_Given material_

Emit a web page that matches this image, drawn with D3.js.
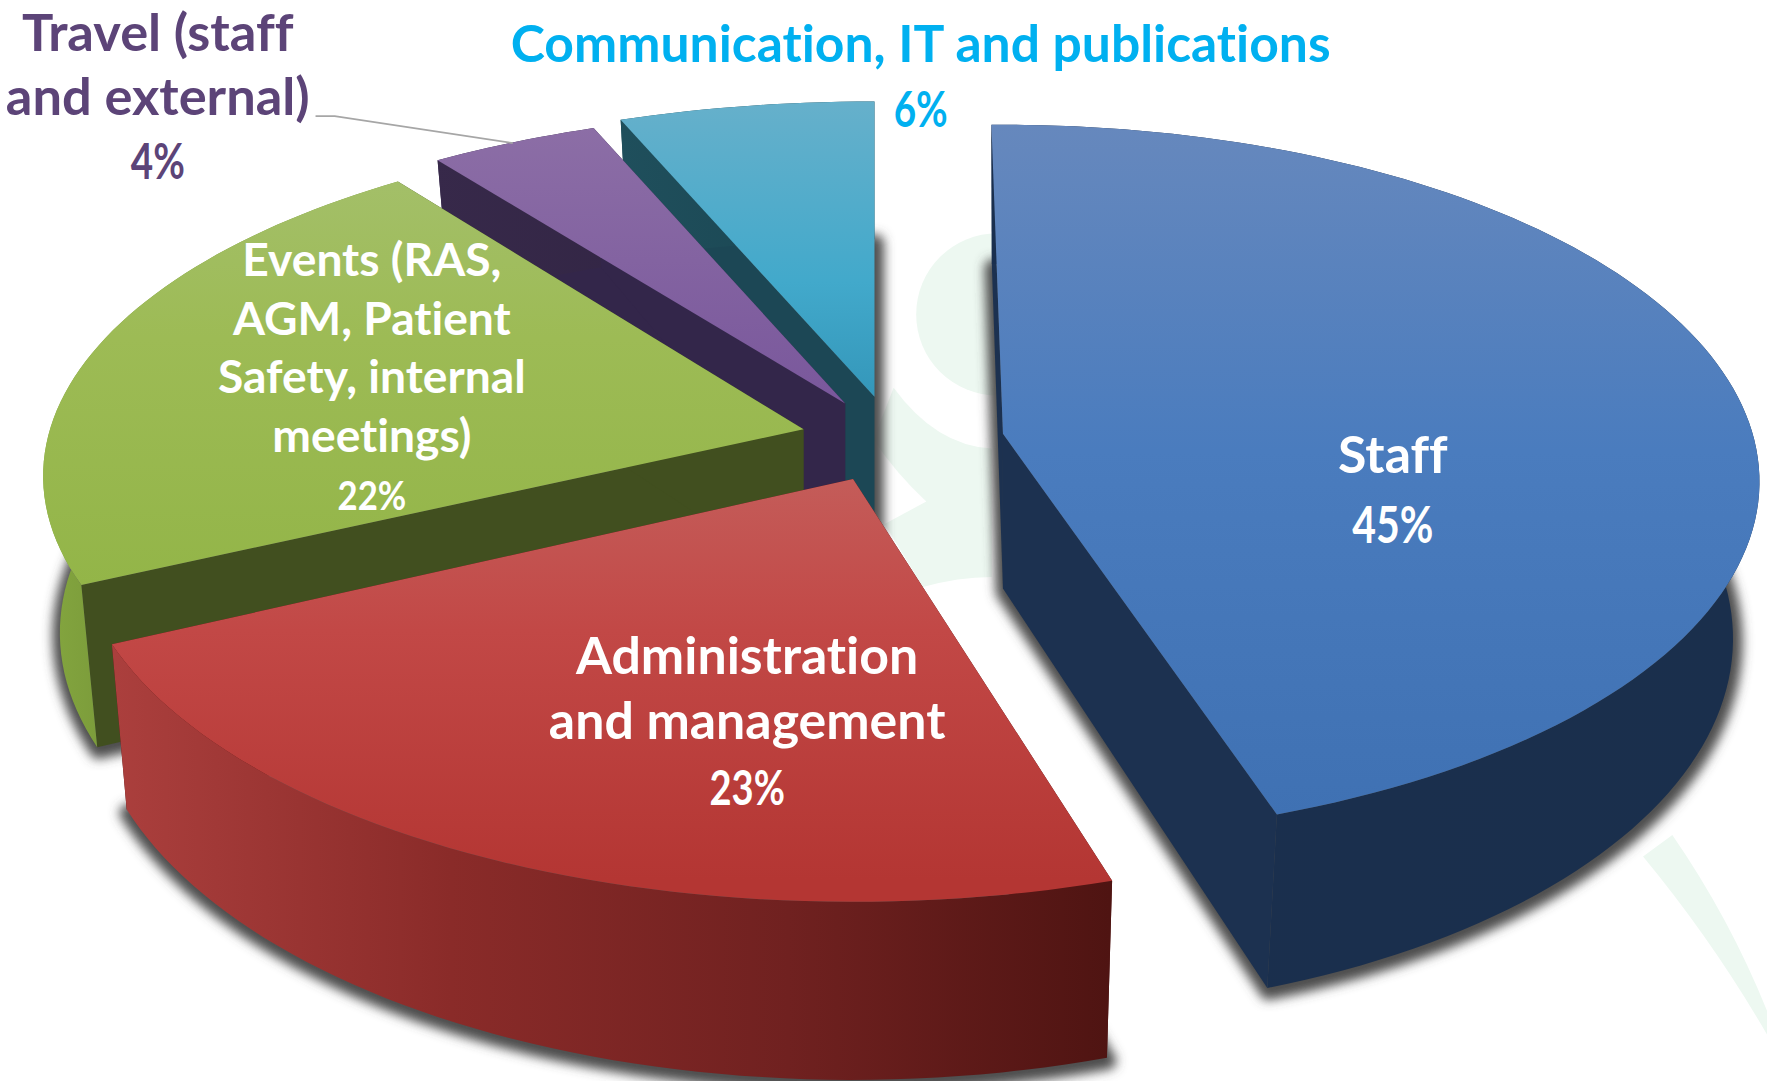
<!DOCTYPE html>
<html><head><meta charset="utf-8">
<script src="https://cdnjs.cloudflare.com/ajax/libs/d3/7.8.5/d3.min.js"></script>
<style>html,body{margin:0;padding:0;background:#fff}svg{display:block}text{font-family:Lato,"Open Sans",sans-serif;font-weight:700;font-variant-ligatures:none}</style>
</head><body><svg id="c"></svg>
<script>
// ---- data ----
const categories = ["Staff","Administration and management","Events (RAS, AGM, Patient Safety, internal meetings)","Travel (staff and external)","Communication, IT and publications"];
const shares = [45,23,22,4,6];
// ---- label text ----
const labelLines = [["Staff"],["Administration","and management"],["Events (RAS,","AGM, Patient","Safety, internal","meetings)"],["Travel (staff","and external)"],["Communication, IT and publications"]];
// ---- layout (drawing space 1568 x 959) ----
const W=1767,H=1081,VW=1568,VH=VW*H/W;
const slicePivotX=[890,757,713,750,776];
const slicePivotY=[385,425,381,358,352];
const sliceScaleX=[0.99,1.02,0.995,1.015,1.024];
const sliceScaleY=[1.005,1.05,0.98,0.955,0.96];
const startTrimDeg=[-1,1,-0.2,0,0];
const endTrimDeg=[-0.6,0,-0.6,0,0];
const bottomShrink=[0.965,0.98,0.978,0.97,0.97];
const labelX=[1236,663,330,140,817];
const labelY=[420,598,245,45,55];
const labelLead=[62,58,52,57,58];
const labelSize=[46,46,41,46.5,45.8];
const labelFill=["#fff","#fff","#fff","#5c4478","#00b0f0"];
const pctSize=[46,42,36,44,44];
const pctWidth=[72,67,61,48,48];
const RX=672,RY=309.5,K=0.134;
const DEPTH_BASE=118,DEPTH_SLOPE=0.05;
// ---- colours ----
const topStops=[[[112,"#6688bd"],[400,"#4a7cbe"],[725,"#3f71b3"]],[[425,"#c45c59"],[560,"#c24846"],[780,"#b43633"]],[[163,"#a3bf68"],[300,"#9dbb55"],[520,"#93b548"]],[[112,"#8c6ea6"],[350,"#7a589c"]],[[90,"#66b0cb"],[250,"#42a9cb"],[352,"#3497ba"]]];
const rimStops=[[[880,"#1a2f4e"],[1560,"#1a2f4c"]],[[102,"#ab3f3d"],[400,"#8a2b29"],[700,"#702120"],[985,"#4f1412"]],[[40,"#84a63f"],[100,"#7a9a3a"]],[[380,"#37294a"],[750,"#2f2340"]],[[550,"#1f4f5c"],[780,"#1a4450"]]];
const wallFill=["#1c3150","#4f1412","#414f1f","#33264a","#1c4755"];

const svg=d3.select("#c").attr("width",W).attr("height",H).attr("viewBox",`0 0 ${VW} ${VH}`);
const defs=svg.append("defs");
defs.append("filter").attr("id","blur").attr("x","-10%").attr("y","-10%").attr("width","120%").attr("height","120%")
  .append("feGaussianBlur").attr("stdDeviation",4.5);
function grad(id,stops,axis,from,to){
  const g=defs.append("linearGradient").attr("id",id).attr("gradientUnits","userSpaceOnUse")
    .attr("x1",axis==="x"?from:0).attr("x2",axis==="x"?to:0).attr("y1",axis==="y"?from:0).attr("y2",axis==="y"?to:0);
  const f=d3.scaleLinear().domain([from,to]).range([0,1]);
  stops.forEach(s=>g.append("stop").attr("offset",f(s[0])).attr("stop-color",s[1]));
}
// faint backdrop artwork
const bg=svg.append("g").attr("fill","#edf8f1");
bg.append("circle").attr("cx",885).attr("cy",279).attr("r",72);
bg.append("path").attr("d","M793,344 Q830,395 880,398 L880,512 Q850,512 819,521 L785,465 L822,445 Q795,420 775,390 Z");
bg.append("path").attr("d","M1458,760 L1484,741 Q1535,815 1568,897 L1568,918 Q1520,835 1458,760 Z");

// pie angles come from d3.pie, in data order, clockwise from the back
const arcs=d3.pie().sort(null).value(d=>d)(shares);
const uScale=d3.scaleLinear().domain([-1,1]).range([-RX,RX]);
const vScale=d3.scaleLinear().domain([-1,1]).range([RY,-RY]);
function project(i,angle,r){
  const u=Math.sin(angle)*r, v=Math.cos(angle)*r, w=1+K*v;
  return [slicePivotX[i]+sliceScaleX[i]*uScale(u)/w, slicePivotY[i]+sliceScaleY[i]*vScale(v)/w];
}
function drop(i,p){return [slicePivotX[i]+(p[0]-slicePivotX[i])*bottomShrink[i], p[1]+DEPTH_BASE+DEPTH_SLOPE*p[1]];}
const line=d3.line();
const rad=d3.scaleLinear().domain([0,180]).range([0,Math.PI]);
// back-to-front paint order
const order=[4,3,2,1,0];
order.forEach(i=>{
  const a0=arcs[i].startAngle+rad(startTrimDeg[i]), a1=arcs[i].endAngle+rad(endTrimDeg[i]);
  const n=Math.max(12,Math.round((a1-a0)*40));
  const angles=d3.range(n+1).map(t=>a0+(a1-a0)*t/n);
  const rimTop=angles.map(t=>project(i,t,1));
  const rimBot=rimTop.map(p=>drop(i,p));
  const apex=project(i,0,0), apexBot=drop(i,apex);
  grad("top"+i,topStops[i],"y",topStops[i][0][0],topStops[i][topStops[i].length-1][0]);
  grad("rim"+i,rimStops[i],"x",rimStops[i][0][0],rimStops[i][rimStops[i].length-1][0]);
  const g=svg.append("g").attr("class","slice").attr("data-name",categories[i]);
  // soft shadow under the slab
  g.append("path").attr("d",line([apexBot,...rimBot])+"Z").attr("fill","#4d4d4d").attr("stroke","#4d4d4d").attr("stroke-width",15).attr("stroke-linejoin","round").attr("filter","url(#blur)").attr("transform","translate(1,3)");
  // cut walls
  g.append("path").attr("d",line([apex,rimTop[0],rimBot[0],apexBot])+"Z").attr("fill",wallFill[i]);
  g.append("path").attr("d",line([apex,rimTop[n],rimBot[n],apexBot])+"Z").attr("fill",wallFill[i]);
  // outer rim
  g.append("path").attr("d",line([...rimTop,...rimBot.slice().reverse()])+"Z").attr("fill",`url(#rim${i})`);
  // top face
  g.append("path").attr("d",line([apex,...rimTop])+"Z").attr("fill",`url(#top${i})`);
});
// leader line for Travel
svg.append("path").attr("d",line([[280,103],[297,103],[455,127]])).attr("fill","none").attr("stroke","#a6a6a6").attr("stroke-width",1.6);
// labels
const lg=svg.append("g").attr("text-anchor","middle");
labelLines.forEach((ls,i)=>{
  ls.forEach((s,j)=>lg.append("text").attr("x",labelX[i]).attr("y",labelY[i]+j*labelLead[i]).attr("font-size",labelSize[i]).attr("fill",labelFill[i]).text(s));
  lg.append("text").attr("x",labelX[i]).attr("y",labelY[i]+ls.length*labelLead[i]).attr("font-size",pctSize[i]).attr("fill",labelFill[i])
    .attr("textLength",pctWidth[i]).attr("lengthAdjust","spacingAndGlyphs").text(shares[i]+"%");
});
</script></body></html>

_Exercise_
Copy each line exactly, and leave the pictures out of your copy.

_Output of the task_
Emit a web page that matches this image, drawn with D3.js.
<!DOCTYPE html>
<html><head><meta charset="utf-8">
<script src="https://cdnjs.cloudflare.com/ajax/libs/d3/7.8.5/d3.min.js"></script>
<style>html,body{margin:0;padding:0;background:#fff}svg{display:block}text{font-family:Lato,"Open Sans",sans-serif;font-weight:700;font-variant-ligatures:none}</style>
</head><body><svg id="c"></svg>
<script>
// ---- data ----
const categories = ["Staff","Administration and management","Events (RAS, AGM, Patient Safety, internal meetings)","Travel (staff and external)","Communication, IT and publications"];
const shares = [45,23,22,4,6];
// ---- label text ----
const labelLines = [["Staff"],["Administration","and management"],["Events (RAS,","AGM, Patient","Safety, internal","meetings)"],["Travel (staff","and external)"],["Communication, IT and publications"]];
// ---- layout (drawing space 1568 x 959) ----
const W=1767,H=1081,VW=1568,VH=VW*H/W;
const slicePivotX=[890,757,713,750,776];
const slicePivotY=[385,425,381,358,352];
const sliceScaleX=[0.99,1.02,0.995,1.015,1.024];
const sliceScaleY=[1.005,1.05,0.98,0.955,0.96];
const startTrimDeg=[-1,1,-0.2,0,0];
const endTrimDeg=[-0.6,0,-0.6,0,0];
const bottomShrink=[0.965,0.98,0.978,0.97,0.97];
const labelX=[1236,663,330,140,817];
const labelY=[420,598,245,45,55];
const labelLead=[62,58,52,57,58];
const labelSize=[46,46,41,46.5,45.8];
const labelFill=["#fff","#fff","#fff","#5c4478","#00b0f0"];
const pctSize=[46,42,36,44,44];
const pctWidth=[72,67,61,48,48];
const RX=672,RY=309.5,K=0.134;
const DEPTH_BASE=118,DEPTH_SLOPE=0.05;
// ---- colours ----
const topStops=[[[112,"#6688bd"],[400,"#4a7cbe"],[725,"#3f71b3"]],[[425,"#c45c59"],[560,"#c24846"],[780,"#b43633"]],[[163,"#a3bf68"],[300,"#9dbb55"],[520,"#93b548"]],[[112,"#8c6ea6"],[350,"#7a589c"]],[[90,"#66b0cb"],[250,"#42a9cb"],[352,"#3497ba"]]];
const rimStops=[[[880,"#1a2f4e"],[1560,"#1a2f4c"]],[[102,"#ab3f3d"],[400,"#8a2b29"],[700,"#702120"],[985,"#4f1412"]],[[40,"#84a63f"],[100,"#7a9a3a"]],[[380,"#37294a"],[750,"#2f2340"]],[[550,"#1f4f5c"],[780,"#1a4450"]]];
const wallFill=["#1c3150","#4f1412","#414f1f","#33264a","#1c4755"];

const svg=d3.select("#c").attr("width",W).attr("height",H).attr("viewBox",`0 0 ${VW} ${VH}`);
const defs=svg.append("defs");
defs.append("filter").attr("id","blur").attr("x","-10%").attr("y","-10%").attr("width","120%").attr("height","120%")
  .append("feGaussianBlur").attr("stdDeviation",4.5);
function grad(id,stops,axis,from,to){
  const g=defs.append("linearGradient").attr("id",id).attr("gradientUnits","userSpaceOnUse")
    .attr("x1",axis==="x"?from:0).attr("x2",axis==="x"?to:0).attr("y1",axis==="y"?from:0).attr("y2",axis==="y"?to:0);
  const f=d3.scaleLinear().domain([from,to]).range([0,1]);
  stops.forEach(s=>g.append("stop").attr("offset",f(s[0])).attr("stop-color",s[1]));
}
// faint backdrop artwork
const bg=svg.append("g").attr("fill","#edf8f1");
bg.append("circle").attr("cx",885).attr("cy",279).attr("r",72);
bg.append("path").attr("d","M793,344 Q830,395 880,398 L880,512 Q850,512 819,521 L785,465 L822,445 Q795,420 775,390 Z");
bg.append("path").attr("d","M1458,760 L1484,741 Q1535,815 1568,897 L1568,918 Q1520,835 1458,760 Z");

// pie angles come from d3.pie, in data order, clockwise from the back
const arcs=d3.pie().sort(null).value(d=>d)(shares);
const uScale=d3.scaleLinear().domain([-1,1]).range([-RX,RX]);
const vScale=d3.scaleLinear().domain([-1,1]).range([RY,-RY]);
function project(i,angle,r){
  const u=Math.sin(angle)*r, v=Math.cos(angle)*r, w=1+K*v;
  return [slicePivotX[i]+sliceScaleX[i]*uScale(u)/w, slicePivotY[i]+sliceScaleY[i]*vScale(v)/w];
}
function drop(i,p){return [slicePivotX[i]+(p[0]-slicePivotX[i])*bottomShrink[i], p[1]+DEPTH_BASE+DEPTH_SLOPE*p[1]];}
const line=d3.line();
const rad=d3.scaleLinear().domain([0,180]).range([0,Math.PI]);
// back-to-front paint order
const order=[4,3,2,1,0];
order.forEach(i=>{
  const a0=arcs[i].startAngle+rad(startTrimDeg[i]), a1=arcs[i].endAngle+rad(endTrimDeg[i]);
  const n=Math.max(12,Math.round((a1-a0)*40));
  const angles=d3.range(n+1).map(t=>a0+(a1-a0)*t/n);
  const rimTop=angles.map(t=>project(i,t,1));
  const rimBot=rimTop.map(p=>drop(i,p));
  const apex=project(i,0,0), apexBot=drop(i,apex);
  grad("top"+i,topStops[i],"y",topStops[i][0][0],topStops[i][topStops[i].length-1][0]);
  grad("rim"+i,rimStops[i],"x",rimStops[i][0][0],rimStops[i][rimStops[i].length-1][0]);
  const g=svg.append("g").attr("class","slice").attr("data-name",categories[i]);
  // soft shadow under the slab
  g.append("path").attr("d",line([apexBot,...rimBot])+"Z").attr("fill","#4d4d4d").attr("stroke","#4d4d4d").attr("stroke-width",15).attr("stroke-linejoin","round").attr("filter","url(#blur)").attr("transform","translate(1,3)");
  // cut walls
  g.append("path").attr("d",line([apex,rimTop[0],rimBot[0],apexBot])+"Z").attr("fill",wallFill[i]);
  g.append("path").attr("d",line([apex,rimTop[n],rimBot[n],apexBot])+"Z").attr("fill",wallFill[i]);
  // outer rim
  g.append("path").attr("d",line([...rimTop,...rimBot.slice().reverse()])+"Z").attr("fill",`url(#rim${i})`);
  // top face
  g.append("path").attr("d",line([apex,...rimTop])+"Z").attr("fill",`url(#top${i})`);
});
// leader line for Travel
svg.append("path").attr("d",line([[280,103],[297,103],[455,127]])).attr("fill","none").attr("stroke","#a6a6a6").attr("stroke-width",1.6);
// labels
const lg=svg.append("g").attr("text-anchor","middle");
labelLines.forEach((ls,i)=>{
  ls.forEach((s,j)=>lg.append("text").attr("x",labelX[i]).attr("y",labelY[i]+j*labelLead[i]).attr("font-size",labelSize[i]).attr("fill",labelFill[i]).text(s));
  lg.append("text").attr("x",labelX[i]).attr("y",labelY[i]+ls.length*labelLead[i]).attr("font-size",pctSize[i]).attr("fill",labelFill[i])
    .attr("textLength",pctWidth[i]).attr("lengthAdjust","spacingAndGlyphs").text(shares[i]+"%");
});
</script></body></html>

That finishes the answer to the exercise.